Dataset content:
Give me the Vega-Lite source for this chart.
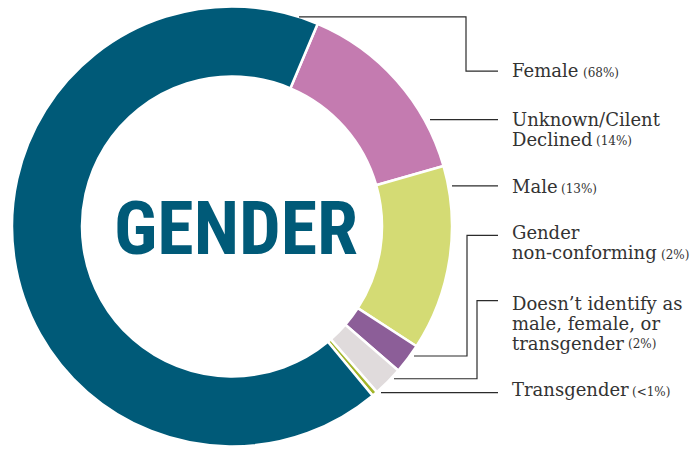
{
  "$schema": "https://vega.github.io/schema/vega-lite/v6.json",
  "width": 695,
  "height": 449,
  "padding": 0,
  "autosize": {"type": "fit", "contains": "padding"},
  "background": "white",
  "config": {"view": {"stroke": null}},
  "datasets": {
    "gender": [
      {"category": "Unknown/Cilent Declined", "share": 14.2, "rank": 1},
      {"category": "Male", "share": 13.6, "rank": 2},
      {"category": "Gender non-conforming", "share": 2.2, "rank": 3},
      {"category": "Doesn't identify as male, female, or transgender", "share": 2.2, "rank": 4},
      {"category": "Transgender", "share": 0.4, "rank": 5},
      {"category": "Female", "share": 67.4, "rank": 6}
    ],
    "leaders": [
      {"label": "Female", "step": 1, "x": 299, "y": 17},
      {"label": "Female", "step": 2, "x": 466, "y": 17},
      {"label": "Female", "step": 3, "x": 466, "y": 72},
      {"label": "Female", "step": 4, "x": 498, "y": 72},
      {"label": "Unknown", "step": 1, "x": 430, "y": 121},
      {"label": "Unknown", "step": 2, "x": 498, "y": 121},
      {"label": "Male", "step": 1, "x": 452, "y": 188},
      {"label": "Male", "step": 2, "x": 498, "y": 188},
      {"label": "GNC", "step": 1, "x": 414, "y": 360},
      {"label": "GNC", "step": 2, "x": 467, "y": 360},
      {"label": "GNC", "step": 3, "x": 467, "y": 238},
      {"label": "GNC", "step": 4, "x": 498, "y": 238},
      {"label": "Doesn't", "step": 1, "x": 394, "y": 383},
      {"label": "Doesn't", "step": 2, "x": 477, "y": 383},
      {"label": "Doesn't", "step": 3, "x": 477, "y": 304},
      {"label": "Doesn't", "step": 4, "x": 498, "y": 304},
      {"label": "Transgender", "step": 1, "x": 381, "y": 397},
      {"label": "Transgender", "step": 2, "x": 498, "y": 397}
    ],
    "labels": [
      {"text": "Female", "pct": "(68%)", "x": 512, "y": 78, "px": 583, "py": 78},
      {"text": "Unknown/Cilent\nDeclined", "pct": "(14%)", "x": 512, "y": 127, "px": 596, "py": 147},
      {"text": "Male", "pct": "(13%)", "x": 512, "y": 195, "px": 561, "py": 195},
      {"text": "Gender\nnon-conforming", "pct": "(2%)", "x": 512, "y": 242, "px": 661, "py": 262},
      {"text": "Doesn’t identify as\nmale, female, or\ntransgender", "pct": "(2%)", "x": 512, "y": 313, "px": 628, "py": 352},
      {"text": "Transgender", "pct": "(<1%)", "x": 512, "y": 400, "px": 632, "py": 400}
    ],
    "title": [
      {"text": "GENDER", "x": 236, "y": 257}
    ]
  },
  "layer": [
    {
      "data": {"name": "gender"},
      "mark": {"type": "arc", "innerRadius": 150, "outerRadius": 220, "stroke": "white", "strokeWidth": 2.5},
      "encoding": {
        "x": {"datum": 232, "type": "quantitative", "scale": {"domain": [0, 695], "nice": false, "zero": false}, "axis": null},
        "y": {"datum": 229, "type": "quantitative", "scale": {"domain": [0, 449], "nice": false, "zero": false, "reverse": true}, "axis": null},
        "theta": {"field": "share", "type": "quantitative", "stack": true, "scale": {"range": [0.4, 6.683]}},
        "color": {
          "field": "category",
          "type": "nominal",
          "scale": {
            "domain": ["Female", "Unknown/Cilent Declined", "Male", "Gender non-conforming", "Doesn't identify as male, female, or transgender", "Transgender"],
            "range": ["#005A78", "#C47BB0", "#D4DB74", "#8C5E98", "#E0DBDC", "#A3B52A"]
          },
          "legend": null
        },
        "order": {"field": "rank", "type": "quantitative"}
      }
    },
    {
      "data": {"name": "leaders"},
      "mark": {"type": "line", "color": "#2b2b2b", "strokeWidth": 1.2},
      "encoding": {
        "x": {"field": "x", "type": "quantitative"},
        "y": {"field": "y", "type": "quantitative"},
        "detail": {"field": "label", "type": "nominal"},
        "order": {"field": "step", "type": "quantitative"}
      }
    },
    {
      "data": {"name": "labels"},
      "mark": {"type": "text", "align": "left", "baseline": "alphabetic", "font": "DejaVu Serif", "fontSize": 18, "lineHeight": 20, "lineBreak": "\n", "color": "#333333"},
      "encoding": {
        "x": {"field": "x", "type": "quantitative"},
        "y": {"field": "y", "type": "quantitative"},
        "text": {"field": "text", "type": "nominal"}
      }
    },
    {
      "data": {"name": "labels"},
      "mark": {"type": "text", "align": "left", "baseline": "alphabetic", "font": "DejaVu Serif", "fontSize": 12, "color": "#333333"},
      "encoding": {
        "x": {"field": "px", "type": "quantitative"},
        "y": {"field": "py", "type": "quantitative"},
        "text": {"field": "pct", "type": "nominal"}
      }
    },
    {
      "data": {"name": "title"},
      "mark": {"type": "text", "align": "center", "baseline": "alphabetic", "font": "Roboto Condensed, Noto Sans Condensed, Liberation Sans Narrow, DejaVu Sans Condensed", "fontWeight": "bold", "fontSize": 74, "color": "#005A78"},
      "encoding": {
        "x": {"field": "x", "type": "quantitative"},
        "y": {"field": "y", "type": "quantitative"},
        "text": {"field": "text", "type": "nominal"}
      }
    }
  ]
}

Goal: Reproduce the material in its entirety and word for word, without the pictures.

The answer:
Give me the Vega-Lite source for this chart.
{
  "$schema": "https://vega.github.io/schema/vega-lite/v6.json",
  "width": 695,
  "height": 449,
  "padding": 0,
  "autosize": {"type": "fit", "contains": "padding"},
  "background": "white",
  "config": {"view": {"stroke": null}},
  "datasets": {
    "gender": [
      {"category": "Unknown/Cilent Declined", "share": 14.2, "rank": 1},
      {"category": "Male", "share": 13.6, "rank": 2},
      {"category": "Gender non-conforming", "share": 2.2, "rank": 3},
      {"category": "Doesn't identify as male, female, or transgender", "share": 2.2, "rank": 4},
      {"category": "Transgender", "share": 0.4, "rank": 5},
      {"category": "Female", "share": 67.4, "rank": 6}
    ],
    "leaders": [
      {"label": "Female", "step": 1, "x": 299, "y": 17},
      {"label": "Female", "step": 2, "x": 466, "y": 17},
      {"label": "Female", "step": 3, "x": 466, "y": 72},
      {"label": "Female", "step": 4, "x": 498, "y": 72},
      {"label": "Unknown", "step": 1, "x": 430, "y": 121},
      {"label": "Unknown", "step": 2, "x": 498, "y": 121},
      {"label": "Male", "step": 1, "x": 452, "y": 188},
      {"label": "Male", "step": 2, "x": 498, "y": 188},
      {"label": "GNC", "step": 1, "x": 414, "y": 360},
      {"label": "GNC", "step": 2, "x": 467, "y": 360},
      {"label": "GNC", "step": 3, "x": 467, "y": 238},
      {"label": "GNC", "step": 4, "x": 498, "y": 238},
      {"label": "Doesn't", "step": 1, "x": 394, "y": 383},
      {"label": "Doesn't", "step": 2, "x": 477, "y": 383},
      {"label": "Doesn't", "step": 3, "x": 477, "y": 304},
      {"label": "Doesn't", "step": 4, "x": 498, "y": 304},
      {"label": "Transgender", "step": 1, "x": 381, "y": 397},
      {"label": "Transgender", "step": 2, "x": 498, "y": 397}
    ],
    "labels": [
      {"text": "Female", "pct": "(68%)", "x": 512, "y": 78, "px": 583, "py": 78},
      {"text": "Unknown/Cilent\nDeclined", "pct": "(14%)", "x": 512, "y": 127, "px": 596, "py": 147},
      {"text": "Male", "pct": "(13%)", "x": 512, "y": 195, "px": 561, "py": 195},
      {"text": "Gender\nnon-conforming", "pct": "(2%)", "x": 512, "y": 242, "px": 661, "py": 262},
      {"text": "Doesn’t identify as\nmale, female, or\ntransgender", "pct": "(2%)", "x": 512, "y": 313, "px": 628, "py": 352},
      {"text": "Transgender", "pct": "(<1%)", "x": 512, "y": 400, "px": 632, "py": 400}
    ],
    "title": [
      {"text": "GENDER", "x": 236, "y": 257}
    ]
  },
  "layer": [
    {
      "data": {"name": "gender"},
      "mark": {"type": "arc", "innerRadius": 150, "outerRadius": 220, "stroke": "white", "strokeWidth": 2.5},
      "encoding": {
        "x": {"datum": 232, "type": "quantitative", "scale": {"domain": [0, 695], "nice": false, "zero": false}, "axis": null},
        "y": {"datum": 229, "type": "quantitative", "scale": {"domain": [0, 449], "nice": false, "zero": false, "reverse": true}, "axis": null},
        "theta": {"field": "share", "type": "quantitative", "stack": true, "scale": {"range": [0.4, 6.683]}},
        "color": {
          "field": "category",
          "type": "nominal",
          "scale": {
            "domain": ["Female", "Unknown/Cilent Declined", "Male", "Gender non-conforming", "Doesn't identify as male, female, or transgender", "Transgender"],
            "range": ["#005A78", "#C47BB0", "#D4DB74", "#8C5E98", "#E0DBDC", "#A3B52A"]
          },
          "legend": null
        },
        "order": {"field": "rank", "type": "quantitative"}
      }
    },
    {
      "data": {"name": "leaders"},
      "mark": {"type": "line", "color": "#2b2b2b", "strokeWidth": 1.2},
      "encoding": {
        "x": {"field": "x", "type": "quantitative"},
        "y": {"field": "y", "type": "quantitative"},
        "detail": {"field": "label", "type": "nominal"},
        "order": {"field": "step", "type": "quantitative"}
      }
    },
    {
      "data": {"name": "labels"},
      "mark": {"type": "text", "align": "left", "baseline": "alphabetic", "font": "DejaVu Serif", "fontSize": 18, "lineHeight": 20, "lineBreak": "\n", "color": "#333333"},
      "encoding": {
        "x": {"field": "x", "type": "quantitative"},
        "y": {"field": "y", "type": "quantitative"},
        "text": {"field": "text", "type": "nominal"}
      }
    },
    {
      "data": {"name": "labels"},
      "mark": {"type": "text", "align": "left", "baseline": "alphabetic", "font": "DejaVu Serif", "fontSize": 12, "color": "#333333"},
      "encoding": {
        "x": {"field": "px", "type": "quantitative"},
        "y": {"field": "py", "type": "quantitative"},
        "text": {"field": "pct", "type": "nominal"}
      }
    },
    {
      "data": {"name": "title"},
      "mark": {"type": "text", "align": "center", "baseline": "alphabetic", "font": "Roboto Condensed, Noto Sans Condensed, Liberation Sans Narrow, DejaVu Sans Condensed", "fontWeight": "bold", "fontSize": 74, "color": "#005A78"},
      "encoding": {
        "x": {"field": "x", "type": "quantitative"},
        "y": {"field": "y", "type": "quantitative"},
        "text": {"field": "text", "type": "nominal"}
      }
    }
  ]
}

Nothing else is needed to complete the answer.